### [WRITTEN PROBLEM]
Copy exactly the lines from the beginning of the data down to and including the line holding "gadRadioSens = [0,70,70,73.3,73.3,80,80,86.7,86.7,93.3,100];", without any pictures.

### [RECORDED INFORMATION]
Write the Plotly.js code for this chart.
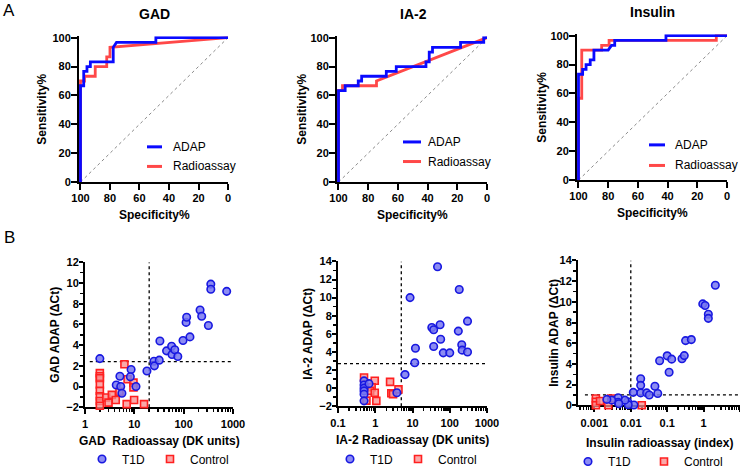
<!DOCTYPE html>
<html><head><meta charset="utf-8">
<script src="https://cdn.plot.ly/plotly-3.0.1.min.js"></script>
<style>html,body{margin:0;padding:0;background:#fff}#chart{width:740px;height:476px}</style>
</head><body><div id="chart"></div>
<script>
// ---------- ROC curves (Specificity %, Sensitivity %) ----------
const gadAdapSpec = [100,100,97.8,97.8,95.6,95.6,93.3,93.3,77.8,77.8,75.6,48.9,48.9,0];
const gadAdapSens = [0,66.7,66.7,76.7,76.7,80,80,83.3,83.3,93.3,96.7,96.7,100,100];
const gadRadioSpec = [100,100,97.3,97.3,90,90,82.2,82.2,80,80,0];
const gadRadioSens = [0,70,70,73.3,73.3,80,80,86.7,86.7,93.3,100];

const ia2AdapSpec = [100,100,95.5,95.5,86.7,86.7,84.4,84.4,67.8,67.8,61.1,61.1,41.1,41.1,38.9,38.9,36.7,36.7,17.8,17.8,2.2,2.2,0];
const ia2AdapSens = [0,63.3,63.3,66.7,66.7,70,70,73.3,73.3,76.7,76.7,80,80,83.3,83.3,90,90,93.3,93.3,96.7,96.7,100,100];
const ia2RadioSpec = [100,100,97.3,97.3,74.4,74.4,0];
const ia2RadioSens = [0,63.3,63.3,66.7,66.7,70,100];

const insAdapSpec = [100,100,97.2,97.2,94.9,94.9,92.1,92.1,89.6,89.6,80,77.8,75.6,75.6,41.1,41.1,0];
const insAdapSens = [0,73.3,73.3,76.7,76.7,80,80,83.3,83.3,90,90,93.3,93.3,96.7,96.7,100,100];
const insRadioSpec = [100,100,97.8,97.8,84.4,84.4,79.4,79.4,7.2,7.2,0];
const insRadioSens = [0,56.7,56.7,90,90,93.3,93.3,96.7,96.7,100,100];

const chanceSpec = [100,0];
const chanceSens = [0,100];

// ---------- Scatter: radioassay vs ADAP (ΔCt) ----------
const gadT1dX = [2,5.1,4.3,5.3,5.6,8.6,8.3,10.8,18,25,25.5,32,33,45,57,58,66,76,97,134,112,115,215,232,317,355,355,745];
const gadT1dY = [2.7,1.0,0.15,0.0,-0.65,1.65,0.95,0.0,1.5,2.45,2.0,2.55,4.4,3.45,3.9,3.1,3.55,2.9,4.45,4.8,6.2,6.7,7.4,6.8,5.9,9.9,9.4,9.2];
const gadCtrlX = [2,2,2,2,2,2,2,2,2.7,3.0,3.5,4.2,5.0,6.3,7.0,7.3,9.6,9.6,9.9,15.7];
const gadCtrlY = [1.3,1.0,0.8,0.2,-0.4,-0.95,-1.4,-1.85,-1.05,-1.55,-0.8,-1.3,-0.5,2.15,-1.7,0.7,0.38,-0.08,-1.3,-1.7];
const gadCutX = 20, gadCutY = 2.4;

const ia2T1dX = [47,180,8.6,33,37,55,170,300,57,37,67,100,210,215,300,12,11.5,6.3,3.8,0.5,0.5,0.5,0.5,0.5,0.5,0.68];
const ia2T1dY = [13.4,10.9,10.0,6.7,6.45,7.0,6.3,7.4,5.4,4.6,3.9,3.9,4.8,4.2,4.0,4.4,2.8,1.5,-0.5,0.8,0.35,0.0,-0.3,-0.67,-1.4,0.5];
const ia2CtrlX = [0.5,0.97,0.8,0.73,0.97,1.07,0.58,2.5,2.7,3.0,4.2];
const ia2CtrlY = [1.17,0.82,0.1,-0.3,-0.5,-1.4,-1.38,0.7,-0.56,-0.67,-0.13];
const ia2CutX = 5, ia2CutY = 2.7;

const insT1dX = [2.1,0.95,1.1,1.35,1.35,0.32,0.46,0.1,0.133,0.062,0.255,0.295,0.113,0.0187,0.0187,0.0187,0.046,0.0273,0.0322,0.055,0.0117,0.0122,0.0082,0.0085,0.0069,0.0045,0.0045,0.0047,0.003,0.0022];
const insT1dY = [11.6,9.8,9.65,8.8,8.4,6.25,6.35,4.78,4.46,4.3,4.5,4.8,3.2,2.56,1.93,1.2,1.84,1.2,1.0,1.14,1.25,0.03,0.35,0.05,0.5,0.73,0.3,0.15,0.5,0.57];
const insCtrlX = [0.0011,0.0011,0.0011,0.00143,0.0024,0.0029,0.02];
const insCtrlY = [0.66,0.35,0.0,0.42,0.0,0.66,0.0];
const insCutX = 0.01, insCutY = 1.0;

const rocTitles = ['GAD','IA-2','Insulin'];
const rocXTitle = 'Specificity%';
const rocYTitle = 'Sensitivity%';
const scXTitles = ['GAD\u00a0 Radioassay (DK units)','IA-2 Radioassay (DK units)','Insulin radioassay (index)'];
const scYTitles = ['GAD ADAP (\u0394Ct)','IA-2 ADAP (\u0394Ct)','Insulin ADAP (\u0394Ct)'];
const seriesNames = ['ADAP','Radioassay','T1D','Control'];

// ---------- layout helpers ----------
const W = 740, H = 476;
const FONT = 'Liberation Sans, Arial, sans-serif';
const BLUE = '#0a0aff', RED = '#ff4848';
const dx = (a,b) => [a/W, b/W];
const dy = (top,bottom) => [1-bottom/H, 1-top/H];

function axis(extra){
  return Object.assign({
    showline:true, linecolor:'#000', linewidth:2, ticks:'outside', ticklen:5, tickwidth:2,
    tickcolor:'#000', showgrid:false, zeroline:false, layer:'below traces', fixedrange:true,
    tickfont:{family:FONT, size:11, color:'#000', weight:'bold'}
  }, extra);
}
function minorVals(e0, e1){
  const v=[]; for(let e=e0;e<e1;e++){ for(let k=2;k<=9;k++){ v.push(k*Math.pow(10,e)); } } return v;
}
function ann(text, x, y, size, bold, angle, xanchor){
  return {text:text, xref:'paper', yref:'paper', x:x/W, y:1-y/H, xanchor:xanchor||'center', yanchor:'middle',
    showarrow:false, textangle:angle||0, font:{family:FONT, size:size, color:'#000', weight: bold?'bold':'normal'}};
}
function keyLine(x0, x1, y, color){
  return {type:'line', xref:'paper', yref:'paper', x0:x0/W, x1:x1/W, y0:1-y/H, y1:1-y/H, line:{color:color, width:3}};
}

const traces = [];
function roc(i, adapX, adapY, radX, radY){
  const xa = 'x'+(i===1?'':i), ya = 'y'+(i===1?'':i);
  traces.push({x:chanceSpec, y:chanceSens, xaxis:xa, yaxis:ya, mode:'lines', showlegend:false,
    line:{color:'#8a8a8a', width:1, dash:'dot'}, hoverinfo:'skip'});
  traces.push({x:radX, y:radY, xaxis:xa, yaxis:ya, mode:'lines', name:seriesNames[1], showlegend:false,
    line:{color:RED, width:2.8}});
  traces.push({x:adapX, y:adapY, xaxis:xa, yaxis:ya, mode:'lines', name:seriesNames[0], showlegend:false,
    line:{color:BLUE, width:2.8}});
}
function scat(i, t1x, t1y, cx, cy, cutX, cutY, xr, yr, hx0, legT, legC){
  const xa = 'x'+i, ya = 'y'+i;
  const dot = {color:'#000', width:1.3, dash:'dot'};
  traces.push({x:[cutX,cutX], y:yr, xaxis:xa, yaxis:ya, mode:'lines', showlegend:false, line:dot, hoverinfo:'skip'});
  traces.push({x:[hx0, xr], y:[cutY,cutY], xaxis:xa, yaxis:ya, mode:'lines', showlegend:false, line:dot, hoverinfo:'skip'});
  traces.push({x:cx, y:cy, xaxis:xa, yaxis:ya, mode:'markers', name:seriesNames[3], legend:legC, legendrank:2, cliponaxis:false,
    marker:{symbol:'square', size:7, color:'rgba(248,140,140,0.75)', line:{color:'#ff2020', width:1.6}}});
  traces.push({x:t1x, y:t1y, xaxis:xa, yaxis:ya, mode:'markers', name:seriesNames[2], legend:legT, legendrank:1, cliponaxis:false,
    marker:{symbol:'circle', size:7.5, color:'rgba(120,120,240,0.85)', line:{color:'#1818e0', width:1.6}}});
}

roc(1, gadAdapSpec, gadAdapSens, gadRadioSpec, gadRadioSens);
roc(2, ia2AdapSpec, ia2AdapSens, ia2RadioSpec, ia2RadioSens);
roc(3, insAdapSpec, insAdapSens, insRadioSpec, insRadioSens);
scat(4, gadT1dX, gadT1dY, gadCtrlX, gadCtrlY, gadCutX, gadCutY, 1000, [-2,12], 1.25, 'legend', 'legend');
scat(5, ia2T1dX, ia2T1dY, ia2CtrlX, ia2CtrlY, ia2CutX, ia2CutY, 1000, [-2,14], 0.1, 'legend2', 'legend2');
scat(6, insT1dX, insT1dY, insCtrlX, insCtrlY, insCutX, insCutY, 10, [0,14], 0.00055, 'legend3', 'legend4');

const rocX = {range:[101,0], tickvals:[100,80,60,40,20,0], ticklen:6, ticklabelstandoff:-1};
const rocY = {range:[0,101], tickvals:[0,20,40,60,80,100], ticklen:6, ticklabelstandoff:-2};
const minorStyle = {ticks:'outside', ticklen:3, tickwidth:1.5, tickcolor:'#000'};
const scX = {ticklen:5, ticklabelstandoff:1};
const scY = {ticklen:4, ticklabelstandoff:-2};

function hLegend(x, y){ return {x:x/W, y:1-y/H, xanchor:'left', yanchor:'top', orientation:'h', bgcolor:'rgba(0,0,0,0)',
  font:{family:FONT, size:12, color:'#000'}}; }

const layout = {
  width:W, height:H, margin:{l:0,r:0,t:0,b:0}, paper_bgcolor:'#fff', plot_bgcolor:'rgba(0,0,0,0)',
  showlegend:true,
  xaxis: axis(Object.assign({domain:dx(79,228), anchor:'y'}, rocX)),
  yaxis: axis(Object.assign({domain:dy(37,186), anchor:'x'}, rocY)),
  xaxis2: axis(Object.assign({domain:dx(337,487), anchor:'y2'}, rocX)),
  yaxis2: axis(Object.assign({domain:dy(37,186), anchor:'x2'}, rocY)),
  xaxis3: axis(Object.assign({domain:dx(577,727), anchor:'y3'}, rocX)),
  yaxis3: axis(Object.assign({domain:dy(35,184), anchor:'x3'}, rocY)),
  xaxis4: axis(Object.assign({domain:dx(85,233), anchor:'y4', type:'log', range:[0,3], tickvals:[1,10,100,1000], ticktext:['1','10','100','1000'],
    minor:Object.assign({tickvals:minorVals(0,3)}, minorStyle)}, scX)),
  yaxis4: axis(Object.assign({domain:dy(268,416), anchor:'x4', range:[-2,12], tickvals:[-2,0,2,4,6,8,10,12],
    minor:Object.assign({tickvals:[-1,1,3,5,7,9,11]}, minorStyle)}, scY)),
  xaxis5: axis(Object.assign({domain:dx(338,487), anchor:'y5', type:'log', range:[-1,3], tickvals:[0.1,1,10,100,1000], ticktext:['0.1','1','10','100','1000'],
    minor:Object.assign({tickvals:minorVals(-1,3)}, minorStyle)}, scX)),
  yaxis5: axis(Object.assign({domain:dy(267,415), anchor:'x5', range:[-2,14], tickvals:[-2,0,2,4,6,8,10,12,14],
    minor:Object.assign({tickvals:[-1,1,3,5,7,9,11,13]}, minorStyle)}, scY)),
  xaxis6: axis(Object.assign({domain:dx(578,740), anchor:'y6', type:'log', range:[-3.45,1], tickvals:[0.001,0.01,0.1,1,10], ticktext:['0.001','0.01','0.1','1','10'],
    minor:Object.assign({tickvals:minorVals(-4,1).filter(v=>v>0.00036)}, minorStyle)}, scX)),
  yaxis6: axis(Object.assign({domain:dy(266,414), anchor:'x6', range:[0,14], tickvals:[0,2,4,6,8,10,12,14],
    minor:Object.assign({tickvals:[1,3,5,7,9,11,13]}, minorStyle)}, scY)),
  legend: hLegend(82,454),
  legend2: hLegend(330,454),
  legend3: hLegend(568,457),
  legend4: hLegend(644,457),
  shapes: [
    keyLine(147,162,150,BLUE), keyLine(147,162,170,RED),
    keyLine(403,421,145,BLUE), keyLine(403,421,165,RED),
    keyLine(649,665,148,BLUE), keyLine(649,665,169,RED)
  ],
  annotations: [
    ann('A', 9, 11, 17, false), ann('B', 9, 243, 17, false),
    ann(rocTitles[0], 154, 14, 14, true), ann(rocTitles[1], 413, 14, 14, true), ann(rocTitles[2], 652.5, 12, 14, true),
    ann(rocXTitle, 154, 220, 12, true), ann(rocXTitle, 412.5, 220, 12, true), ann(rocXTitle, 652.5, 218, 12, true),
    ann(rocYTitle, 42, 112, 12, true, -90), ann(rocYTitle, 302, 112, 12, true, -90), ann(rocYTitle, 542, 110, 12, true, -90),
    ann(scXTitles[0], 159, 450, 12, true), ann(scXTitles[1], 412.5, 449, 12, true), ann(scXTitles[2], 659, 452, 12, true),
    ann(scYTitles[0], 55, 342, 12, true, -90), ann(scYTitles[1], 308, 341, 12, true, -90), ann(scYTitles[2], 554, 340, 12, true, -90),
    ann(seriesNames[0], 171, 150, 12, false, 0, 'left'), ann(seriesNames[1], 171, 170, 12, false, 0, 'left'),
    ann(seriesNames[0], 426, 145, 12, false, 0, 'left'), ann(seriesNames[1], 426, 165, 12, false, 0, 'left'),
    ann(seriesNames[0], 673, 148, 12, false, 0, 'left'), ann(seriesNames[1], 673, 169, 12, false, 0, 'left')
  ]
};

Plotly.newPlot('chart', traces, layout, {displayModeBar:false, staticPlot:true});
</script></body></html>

### [THE REPLY]
Write the Plotly.js code for this chart.
<!DOCTYPE html>
<html><head><meta charset="utf-8">
<script src="https://cdn.plot.ly/plotly-3.0.1.min.js"></script>
<style>html,body{margin:0;padding:0;background:#fff}#chart{width:740px;height:476px}</style>
</head><body><div id="chart"></div>
<script>
// ---------- ROC curves (Specificity %, Sensitivity %) ----------
const gadAdapSpec = [100,100,97.8,97.8,95.6,95.6,93.3,93.3,77.8,77.8,75.6,48.9,48.9,0];
const gadAdapSens = [0,66.7,66.7,76.7,76.7,80,80,83.3,83.3,93.3,96.7,96.7,100,100];
const gadRadioSpec = [100,100,97.3,97.3,90,90,82.2,82.2,80,80,0];
const gadRadioSens = [0,70,70,73.3,73.3,80,80,86.7,86.7,93.3,100];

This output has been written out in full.